第一話:旧韓の王孫


韓王信の本名は実は韓信というのだが、

劉邦三傑の一人・韓信と区別する為に韓王信と表記することになったらしい。

また韓王信は抜群の偉丈夫であったらしく、「史記」には身長八尺五寸とある。

漢代の一尺は22.5pだったそうなので、今で言うと約190pぐらいであろうか。


彼は戦国時代の韓の襄王の孫(側室が生んだ子の息子)で、

秦の天下統一後は庶民に落とされて下町に住んでいた。

秦の暴政で世が乱れ始め、劉邦らが挙兵した。

劉邦はすでに大軍師張良を配下に加えており、彼の献策で韓を攻略することに決まった。

なぜなら張良の祖父張開地、父の張平は韓の五王にわたって大臣を務めており、

張良にとっては攻略のしやすい土地だったからである。


張良は別働隊を率いて韓を攻略した。
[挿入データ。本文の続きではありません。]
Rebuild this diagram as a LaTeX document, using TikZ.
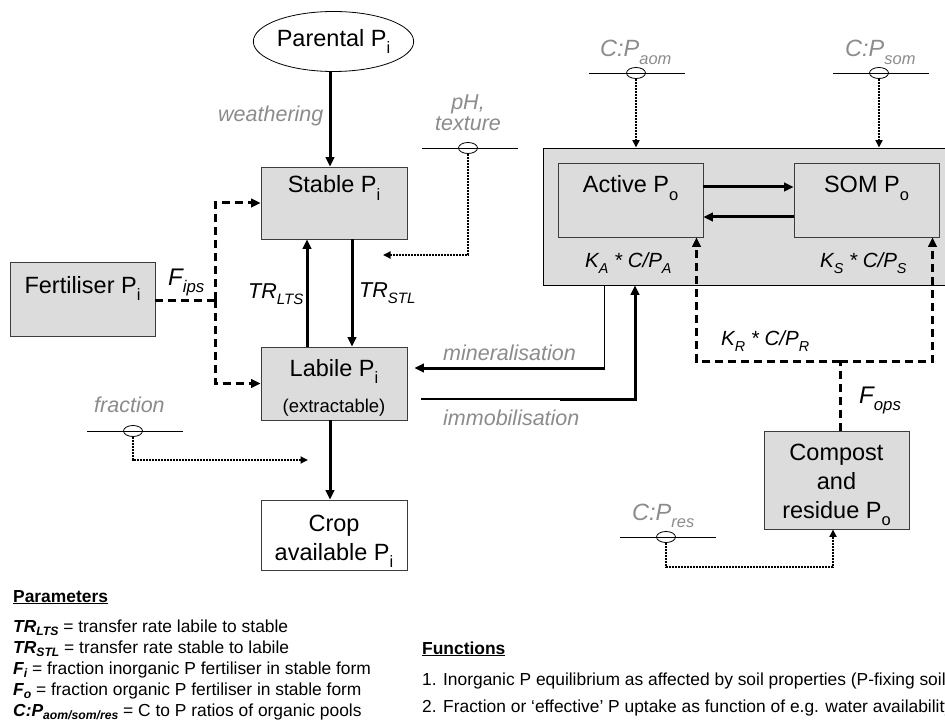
\documentclass[tikz,border=0pt]{standalone}
\usepackage{fontspec}
\setmainfont{Liberation Sans}
\usetikzlibrary{arrows.meta,shapes.geometric}
\definecolor{poolfill}{HTML}{DCDCDC}
\definecolor{poolline}{HTML}{3C3C3C}
\definecolor{lblgray}{HTML}{8C8C8C}
\newcommand{\myfs}[1]{\fontsize{#1}{#1}\selectfont}
\newcommand{\sbs}[1]{\raisebox{-0.3em}{\scalebox{0.7}{#1}}}
\newcommand{\sbsl}[1]{\raisebox{-0.2em}{\scalebox{0.7}{#1}}}
\begin{document}
\begin{tikzpicture}[x=1pt, y=-1pt,
  pool/.style={rectangle, draw=poolline, line width=0.9pt, fill=poolfill, inner sep=0pt},
  boxtxt/.style={font=\myfs{23.5}, inner sep=0pt, anchor=base},
  lbl/.style={font=\myfs{21.5}\itshape, text=lblgray, inner sep=0pt, anchor=base west},
  cplbl/.style={font=\myfs{23.5}\itshape, text=lblgray, inner sep=0pt, anchor=base west},
  trlbl/.style={font=\myfs{21.5}\itshape, inner sep=0pt, anchor=base west},
  flbl/.style={font=\myfs{24}\itshape, inner sep=0pt, anchor=base west},
  klbl/.style={font=\myfs{20.5}\itshape, inner sep=0pt, anchor=base west},
  bot/.style={font=\myfs{17.4}, inner sep=0pt, anchor=base west},
  mk/.style={ellipse, draw, line width=0.8pt, minimum width=19pt, minimum height=11pt, inner sep=0pt},
  arrowend/.style={-{Triangle[length=9.5pt,width=8.5pt]}},
  flow/.style={line width=3pt, arrowend},
  dflow/.style={line width=3pt, dash pattern=on 8pt off 5pt},
  dotf/.style={line width=1.7pt, dash pattern=on 1pt off 0.5pt, -{Triangle[length=7.5pt,width=7pt]}},
  thinl/.style={line width=0.8pt}]

\fill[white] (0,0) rectangle (945,722);
\useasboundingbox (0,0) rectangle (945,722);

% ---------- pools ----------
\node[ellipse, draw, line width=0.8pt, minimum width=145pt, minimum height=60pt, inner sep=0pt, font=\myfs{23.5}] (parental) at (333.5,41.5) {Parental P\sbs{i}};

\node[pool, minimum width=146pt, minimum height=72pt] (stable) at (334,203) {};
\node[boxtxt] (stableT) at (334,193) {Stable P\sbs{i}};

\node[pool, minimum width=145pt, minimum height=74pt] (fert) at (82.5,299) {};
\node[boxtxt] (fertT) at (82.5,293) {Fertiliser P\sbs{i}};

\node[pool, minimum width=146pt, minimum height=73pt] (labile) at (334,383.5) {};
\node[boxtxt] (labileT) at (334,376) {Labile P\sbs{i}};
\node[boxtxt, font=\myfs{18.5}] (labileT2) at (334,412) {(extractable)};

\node[pool, fill=white, minimum width=146pt, minimum height=70pt] (crop) at (334,535) {};
\node[boxtxt] (cropT1) at (334,531) {Crop};
\node[boxtxt] (cropT2) at (334,560) {available P\sbs{i}};

\node[pool, draw=black, minimum width=403pt, minimum height=137pt] (big) at (744.5,216.5) {};
\node[pool, minimum width=145pt, minimum height=74pt] (active) at (630.5,200) {};
\node[boxtxt] (activeT) at (630.5,193) {Active P\sbs{o}};
\node[pool, minimum width=145pt, minimum height=74pt] (som) at (866.5,200) {};
\node[boxtxt] (somT) at (866.5,193) {SOM P\sbs{o}};

\node[pool, minimum width=145pt, minimum height=98pt] (compost) at (836.5,480) {};
\node[boxtxt] (compT1) at (836.5,460) {Compost};
\node[boxtxt] (compT2) at (836.5,489) {and};
\node[boxtxt] (compT3) at (836.5,518) {residue P\sbs{o}};

% ---------- solid flows ----------
\draw[flow] ([xshift=-4pt]stable.north |- parental.south) -- ([xshift=-4pt]stable.north);
\draw[flow] ([xshift=-27pt]labile.north) -- ([xshift=-27pt]stable.south);
\draw[flow] ([xshift=18pt]stable.south) -- ([xshift=18pt]labile.north);
\draw[flow] ([xshift=-4pt]labile.south) -- ([xshift=-4pt]crop.north);
\draw[flow] ([yshift=13pt]active.east) -- ([yshift=13pt]som.west);
\draw[flow] ([yshift=-17pt]som.west) -- ([yshift=-17pt]active.east);

% mineralisation
\coordinate (mnC) at (604,368);
\draw[thinl] (mnC |- big.south) -- (mnC);
\draw[flow, shorten >=7pt] ([xshift=1.4pt]mnC) -- (mnC -| labile.east);
% immobilisation
\coordinate (imS) at (421,399);
\coordinate (imM) at (560,399);
\coordinate (imC) at (635,399);
\draw[line width=1.2pt] (imS) -- (imM);
\draw[flow] (imM) -- (imC) -- (imC |- big.south);

% ---------- dashed flows ----------
\coordinate (fj) at (215,300);
\draw[dflow] (fert.east |- fj) -- (fj);
\draw[dflow, arrowend] (fj) |- (stable.west);
\draw[dflow, arrowend] (fj) |- (labile.west);

\coordinate (krJ) at (840,361);
\draw[dflow] ([xshift=3.5pt]compost.north) -- (krJ);
\draw[dflow, arrowend] (krJ) -| ([xshift=66pt]active.south);
\draw[dflow, arrowend] (krJ) -| ([xshift=66pt]som.south);

% ---------- controls (dotted) ----------
\node[mk] (phE) at (468,148) {};
\draw[thinl] ([xshift=-46pt]phE.center) -- ([xshift=50pt]phE.center);
\coordinate (phT) at (383,255);
\draw[dotf] (phE.south) |- (phT);

\node[mk] (frE) at (133,431) {};
\draw[thinl] ([xshift=-46pt]frE.center) -- ([xshift=50pt]frE.center);
\coordinate (frT) at (308,460);
\draw[dotf] (frE.south) |- (frT);

\node[mk] (aomE) at (636,73) {};
\draw[thinl] ([xshift=-47pt]aomE.center) -- ([xshift=49pt]aomE.center);
\draw[dotf] (aomE.south) -- (aomE.south |- big.north);

\node[mk] (somE) at (879,73) {};
\draw[thinl] ([xshift=-46pt]somE.center) -- ([xshift=50pt]somE.center);
\draw[dotf] (somE.south) -- (somE.south |- big.north);

\node[mk] (resE) at (666,537) {};
\draw[thinl] ([xshift=-46pt]resE.center) -- ([xshift=50pt]resE.center);
\coordinate (resC) at (833,567);
\draw[dotf] (resE.south) |- (resC) -- (resC |- compost.south);

% ---------- labels ----------
\node[lbl] (weath) at (218,122) {weathering};
\node[lbl, anchor=base] (ph1) at (468,110) {pH,};
\node[lbl, anchor=base] (ph2) at (468,131) {texture};
\node[lbl] (frac) at (94,412) {fraction};
\node[lbl] (miner) at (443,360) {mineralisation};
\node[lbl] (immob) at (443,425) {immobilisation};

\node[trlbl] (trlts) at (248,298) {TR\sbs{LTS}};
\node[trlbl] (trstl) at (359,297) {TR\sbs{STL}};
\node[flbl] (fips) at (168,285) {F\sbs{ips}};
\node[flbl] (fops) at (859,403) {F\sbs{ops}};

\node[klbl] (ka) at (585,267) {K\sbs{A} * C/P\sbs{A}};
\node[klbl] (ks) at (820,267) {K\sbs{S} * C/P\sbs{S}};
\node[klbl] (kr) at (721,345) {K\sbs{R} * C/P\sbs{R}};

\node[cplbl] (cpaom) at (600,57) {C:P\sbs{aom}};
\node[cplbl] (cpsom) at (845,57) {C:P\sbs{som}};
\node[cplbl] (cpres) at (632,520) {C:P\sbs{res}};

% ---------- legend texts ----------
\node[bot] (p0) at (13,602) {\bfseries\underline{Parameters}};
\node[bot] (p1) at (13,632) {\textbf{\textit{TR\sbsl{LTS}}} = transfer rate labile to stable};
\node[bot] (p2) at (13,653) {\textbf{\textit{TR\sbsl{STL}}} = transfer rate stable to labile};
\node[bot] (p3) at (13,674) {\textbf{\textit{F\sbsl{i}}} = fraction inorganic P fertiliser in stable form};
\node[bot] (p4) at (13,695) {\textbf{\textit{F\sbsl{o}}} = fraction organic P fertiliser in stable form};
\node[bot] (p5) at (13,716) {\textbf{\textit{C:P\sbsl{aom/som/res}}} = C to P ratios of organic pools};

\node[bot] (f0) at (422,654) {\bfseries\underline{Functions}};
\node[bot] (f1) at (422,685) {1. Inorganic P equilibrium as affected by soil properties (P-fixing soil};
\node[bot] (f2) at (422,712) {2. Fraction or ‘effective’ P uptake as function of e.g. water availability};

\end{tikzpicture}
\end{document}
その最中、韓王の孫がいることを知った。

いや、張家は韓の貴族の家柄だったので王孫がいることを既に知っていたかもしれない。

まあ、それはどちらでもいいとして、

韓王信が能力ありげだったので、張良は彼を韓の将軍に任命した。


その後、張良が劉邦と合流すると韓王信も劉邦につき従って一緒に秦の首都咸陽を落とした。